I thought I would get to this post sooner!
There must be some weird cosmic thing happening lately for me – I am seeing “signs” everywhere, but don’t know what to make of them all.
This past week on Tinder, I came across three men whom I have met before.
None of which I remembered.
The first I had previously called The Boxer. Last week I pulled two posts from my old blog to share here. We dated and had sex and I suppose I never heard from him again, or I never cared. I was not ready to be having sex with others when I met him, that much I recall as clear as day. I don’t recall the man at all, but I vividly recall how I felt in the aftermath of having sex post Bobby. It was pretty ugly for a while.
When we matched on Tinder he reminded me we had met before and asked to move to text so I agreed, curious to hear my own story which I had clearly forgotten. He said he wanted to take me out and he would tell me the story over drinks. I found it so strange I just couldn’t place him no matter how hard I tried. Photos, cues, nothing was ringing a bell for me. Then it dawned on me that I had blogged everything during the first two years of my separation…..so I went back and found him (and subsequently shared those posts last week).

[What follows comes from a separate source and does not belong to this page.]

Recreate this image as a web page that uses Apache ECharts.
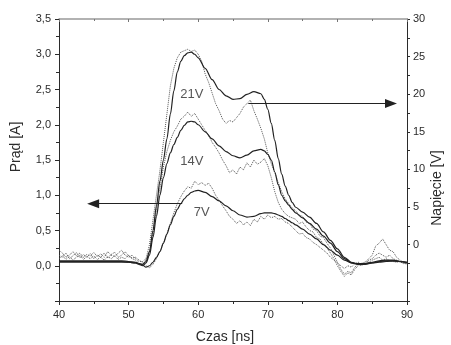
<!DOCTYPE html>
<html>
<head>
<meta charset="utf-8">
<script src="https://cdn.jsdelivr.net/npm/echarts@6.0.0/dist/echarts.min.js"></script>
<style>
  html, body { margin: 0; padding: 0; background: #fff; }
  #chart { width: 451px; height: 345px; }
</style>
</head>
<body>
<div id="chart"></div>
<script>
// time grid for the smooth (solid) traces, ns
const tSolid = [40,41,42,43,44,45,46,47,48,49,50,51,
  51.5,52,52.5,53,53.5,54,54.5,55,55.5,56,56.5,57,57.5,58,58.5,59,59.5,60,
  61,62,63,64,65,66,67,68,69,
  69.5,70,70.5,71,71.5,72,72.5,73,73.5,74,
  75,76,77,78,79,80,81,82,83,84,85,86,87,88,89,90]

// time grid for the noisy (dotted) traces, ns
const tDot = [40,40.5,41,41.5,42,42.5,43,43.5,44,44.5,45,45.5,46,46.5,47,47.5,48,48.5,49,49.5,50,50.5,51,51.5,52,
  52.5,53,53.5,54,54.5,55,55.5,56,56.5,57,57.5,58,58.5,59,59.5,60,
  60.5,61,61.5,62,62.5,63,63.5,64,64.5,65,65.5,66,66.5,67,67.5,68,68.5,69,69.5,70,70.5,71,71.5,72,72.5,73,73.5,74,
  74.5,75,75.5,76,76.5,77,77.5,78,78.5,79,79.5,80,80.5,81,81.5,82,82.5,83,83.5,84,84.5,85,85.5,86,86.5,87,87.5,88,88.5,89,89.5,90]

// solid traces, A
const solid21 = [0.06,0.06,0.06,0.06,0.06,0.06,0.06,0.06,0.06,0.06,0.05,0.04,
  0.03,0.02,0.06,0.2,0.5,0.85,1.2,1.5,1.8,2.15,2.48,2.75,2.9,2.98,3.02,3.03,3.0,2.95,
  2.8,2.64,2.5,2.41,2.36,2.37,2.43,2.47,2.44,
  2.36,2.22,2.02,1.78,1.52,1.3,1.13,1.0,0.9,0.83,
  0.76,0.69,0.6,0.48,0.36,0.24,0.12,0.05,0.02,0.02,0.04,0.06,0.07,0.07,0.06,0.04]
const solid14 = [0.05,0.05,0.05,0.05,0.05,0.05,0.05,0.05,0.05,0.05,0.05,0.04,
  0.02,0.0,0.04,0.15,0.4,0.7,1.0,1.25,1.45,1.6,1.72,1.82,1.92,1.99,2.04,2.05,2.04,2.0,
  1.9,1.8,1.7,1.62,1.56,1.53,1.57,1.63,1.65,
  1.63,1.58,1.5,1.33,1.15,1.0,0.92,0.86,0.8,0.75,
  0.68,0.6,0.52,0.42,0.32,0.2,0.1,0.04,0.02,0.03,0.05,0.07,0.08,0.08,0.06,0.05]
const solid7 = [0.07,0.07,0.07,0.07,0.07,0.07,0.07,0.07,0.07,0.07,0.06,0.05,
  0.03,0.01,-0.02,0.0,0.05,0.12,0.2,0.32,0.45,0.58,0.7,0.8,0.88,0.95,1.0,1.04,1.06,1.07,
  1.04,0.98,0.92,0.85,0.78,0.72,0.69,0.7,0.74,
  0.75,0.75,0.75,0.74,0.72,0.7,0.67,0.64,0.61,0.58,
  0.52,0.45,0.38,0.3,0.22,0.15,0.08,0.04,0.03,0.03,0.04,0.05,0.06,0.07,0.06,0.05]

// dotted traces, A
const dot21 = [0.22,0.18,0.12,0.15,0.2,0.14,0.18,0.12,0.16,0.14,0.19,0.13,0.17,0.12,0.2,0.15,0.13,0.18,0.22,0.15,0.12,0.15,0.1,0.06,0.06,
  0.1,0.3,0.65,1.0,1.35,1.75,2.15,2.55,2.8,2.95,3.03,3.05,3.07,3.04,3.06,3.0,
  2.9,2.72,2.6,2.45,2.3,2.2,2.08,2.02,2.06,2.04,2.1,2.16,2.25,2.3,2.35,2.2,2.08,1.95,1.8,1.6,1.45,1.32,1.18,1.05,0.95,0.88,0.82,0.78,
  0.72,0.7,0.62,0.6,0.52,0.5,0.42,0.4,0.32,0.25,0.15,0.05,-0.05,-0.12,-0.08,-0.1,-0.02,0.02,0.0,0.05,0.1,0.15,0.28,0.32,0.38,0.3,0.22,0.2,0.12,0.08,0.05,0.03]
const dot14 = [0.15,0.12,0.18,0.1,0.14,0.19,0.11,0.16,0.12,0.17,0.1,0.15,0.12,0.18,0.11,0.16,0.19,0.12,0.15,0.2,0.14,0.1,0.08,0.03,0.02,
  0.08,0.2,0.45,0.8,1.1,1.4,1.62,1.78,1.9,1.98,2.08,2.12,2.18,2.12,2.16,2.08,
  2.0,1.92,1.85,1.75,1.68,1.6,1.5,1.42,1.32,1.36,1.3,1.4,1.36,1.46,1.4,1.5,1.44,1.47,1.52,1.42,1.25,1.05,0.9,0.8,0.74,0.7,0.68,0.66,
  0.6,0.62,0.55,0.5,0.48,0.4,0.38,0.3,0.25,0.18,0.1,0.0,-0.08,-0.15,-0.1,-0.13,-0.05,0.0,0.04,0.02,0.08,0.1,0.15,0.18,0.15,0.12,0.15,0.1,0.08,0.05,0.04,0.02]
const dot7 = [0.1,0.14,0.09,0.13,0.08,0.12,0.15,0.09,0.13,0.1,0.14,0.09,0.12,0.08,0.13,0.1,0.14,0.09,0.12,0.1,0.15,0.11,0.12,0.08,0.05,
  0.0,-0.03,0.02,0.1,0.2,0.32,0.45,0.6,0.75,0.88,0.98,1.06,1.12,1.1,1.2,1.15,
  1.18,1.14,1.17,1.1,1.0,0.93,0.85,0.78,0.7,0.66,0.6,0.64,0.58,0.62,0.57,0.66,0.62,0.7,0.66,0.72,0.68,0.7,0.66,0.67,0.62,0.6,0.55,0.5,
  0.45,0.46,0.4,0.38,0.33,0.3,0.26,0.22,0.18,0.12,0.08,0.04,0.0,-0.04,0.0,-0.02,0.03,0.05,0.02,0.06,0.05,0.08,0.1,0.12,0.08,0.1,0.07,0.06,0.05,0.06,0.03,0.04]

// curve labels
const curveNames = ['21V', '14V', '7V']
const curveLabelX = [59.1, 59.1, 60.5]
const curveLabelY = [2.43, 1.48, 0.75]

const FONT = '"Liberation Sans", Arial, sans-serif'
const INK = '#2b2b2b'

const pair = (t, v) => t.map((x, i) => [x, v[i]])
const comma = v => v.toFixed(1).replace('.', ',')

const solidSeries = (data) => ({
  type: 'line', xAxisIndex: 0, yAxisIndex: 0,
  data, symbol: 'none', smooth: 0.3, smoothMonotone: 'x',
  lineStyle: { color: '#222', width: 1.2 }
})
const dotSeries = (data) => ({
  type: 'line', xAxisIndex: 0, yAxisIndex: 0,
  data, symbol: 'none',
  lineStyle: { color: '#555', width: 1, type: 'dotted' }
})

const chart = echarts.init(document.getElementById('chart'))
chart.setOption({
  animation: false,
  grid: { left: 59, right: 44, top: 19, bottom: 44 },
  xAxis: [{
    type: 'value', min: 40, max: 90, interval: 10,
    axisLine: { onZero: false, lineStyle: { color: INK, width: 1 } },
    axisTick: { length: 4, lineStyle: { color: INK } },
    minorTick: { show: true, splitNumber: 2, length: 3, lineStyle: { color: INK } },
    axisLabel: { color: INK, fontSize: 11, fontFamily: FONT, margin: 8 },
    splitLine: { show: false }
  }, {
    type: 'value', position: 'top', min: 40, max: 90, interval: 10,
    axisLine: { onZero: false, lineStyle: { color: '#999', width: 1.5 } },
    axisTick: { inside: true, length: 3, lineStyle: { color: '#777' } },
    minorTick: { show: true, splitNumber: 2, length: 2, lineStyle: { color: '#777' } },
    axisLabel: { show: false },
    splitLine: { show: false }
  }],
  yAxis: [{
    type: 'value', min: -0.5, max: 3.5, interval: 0.5,
    axisLine: { show: true, onZero: false, lineStyle: { color: INK, width: 1 } },
    axisTick: { show: true, length: 4, lineStyle: { color: INK } },
    minorTick: { show: true, splitNumber: 2, length: 3, lineStyle: { color: INK } },
    axisLabel: { color: INK, fontSize: 11, fontFamily: FONT, margin: 8,
      formatter: v => v < 0 ? '' : comma(v) },
    splitLine: { show: false }
  }, {
    type: 'value', position: 'right', min: -7.5, max: 30, interval: 2.5,
    axisLine: { show: true, onZero: false, lineStyle: { color: INK, width: 1 } },
    axisTick: { show: true, length: 3, lineStyle: { color: INK } },
    axisLabel: { color: INK, fontSize: 11, fontFamily: FONT, margin: 6,
      formatter: v => (v >= 0 && v % 5 === 0) ? String(v) : '' },
    splitLine: { show: false }
  }],
  graphic: [
    { type: 'text', x: 225, y: 337,
      style: { text: 'Czas [ns]', font: '14px ' + FONT, fill: INK, textAlign: 'center', textVerticalAlign: 'middle' } },
    { type: 'text', x: 16, y: 147, rotation: Math.PI / 2,
      style: { text: 'Prąd [A]', font: '14px ' + FONT, fill: INK, textAlign: 'center', textVerticalAlign: 'middle' } },
    { type: 'text', x: 437, y: 188, rotation: Math.PI / 2,
      style: { text: 'Napięcie [V]', font: '14px ' + FONT, fill: INK, textAlign: 'center', textVerticalAlign: 'middle' } }
  ],
  series: [
    dotSeries(pair(tDot, dot7)),
    dotSeries(pair(tDot, dot14)),
    dotSeries(pair(tDot, dot21)),
    solidSeries(pair(tSolid, solid7)),
    solidSeries(pair(tSolid, solid14)),
    Object.assign(solidSeries(pair(tSolid, solid21)), {
      markLine: {
        silent: true,
        symbol: ['none', 'triangle'],
        symbolSize: [9, 12],
        label: { show: false },
        lineStyle: { color: '#222', width: 1, type: 'solid' },
        data: [
          [{ coord: [57.7, 0.88] }, { coord: [44.9, 0.88] }],
          [{ coord: [67.2, 2.3] }, { coord: [87.7, 2.3] }]
        ]
      }
    }),
    {
      type: 'scatter', xAxisIndex: 0, yAxisIndex: 0,
      symbolSize: 1, itemStyle: { color: 'transparent' },
      data: curveNames.map((n, i) => ({ name: n, value: [curveLabelX[i], curveLabelY[i]] })),
      label: { show: true, position: 'inside', formatter: '{b}', color: INK, fontSize: 13, fontFamily: FONT }
    }
  ]
})
</script>
</body>
</html>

He was very chatty and keen to take me out this past week. But, as soon as I told him I did, in fact, remember (which I really didn’t remember him at all, but after reading my post, I recalled the events – that’s really telling me there is no value in meeting this man again – I mean, we had decent sex and I don’t recall what he’s like!).,,,sorry, diverted….once I remembered he literally stopped texting with me immediately. Haven’t heard from him in a week.
Man #2 is another man I met on Tinder who reminded me we had met. We also moved to text because at this point I’m thinking, this has to be impossible that I have blacked out on my sex phase or post-Bobby phase – this can’t be normal? Glenn reminded me where we met and who I was with and none of it sounded familiar, but things about him personally DID sound familiar so I was confused. The long and short of it, he was also keen to take me out this week and we made plans – honestly, more out of curiosity – how is it possible this happens twice in one week? As the week progressed and we spoke I had a strong indication of why I wouldn’t have pursued anything with him the first time around, He was really on a different speed than me and we will most likely frustrate one another. He finally admitted to me this evening he realized it wasn’t me he met (I had already arrived at that conclusion) and he was worried I wasn’t really interested in meeting him. I explained I didn’t think we were a match and why, but I was still open for a drink the next evening since we had made the plans – as long as it was clear there should be no expectations. So…Saturday drinks it is – with the man I never met, but probably did communicate with and eliminated in a past trial.
Man #3 is a lovely surprise. I truly don’t know what it is. Something in the photo at first, then the text, and finally and surely in the voice. *Boom* little butterflies appear. Tony told me I spoke to him 18 months ago when he was finalizing his divorce and told him he wasn’t ready … and call me later! Lol. Sure enough we connected again, although I truly don’t remember ever connecting with him in the first place, we certainly hit it off this time. We spoke on and off all day today. I really hope I hear from him again tomorrow. I don’t know what makes that initial chemistry, but it really has a mind of its own and shows up when its ready.
I am not sure I am ready, I am still weepy and I still want Bennett back every day. I did break and text him last week and we have had intermittent contact. If there was a way for him to help me, he would, but he knows that opening the lines of communication again only hurt me and as soon as we fall into “normal sharing conversation” I begin to feel the sadness well up for how much I miss him. Losing a lover is hard, losing a real friend, even worse.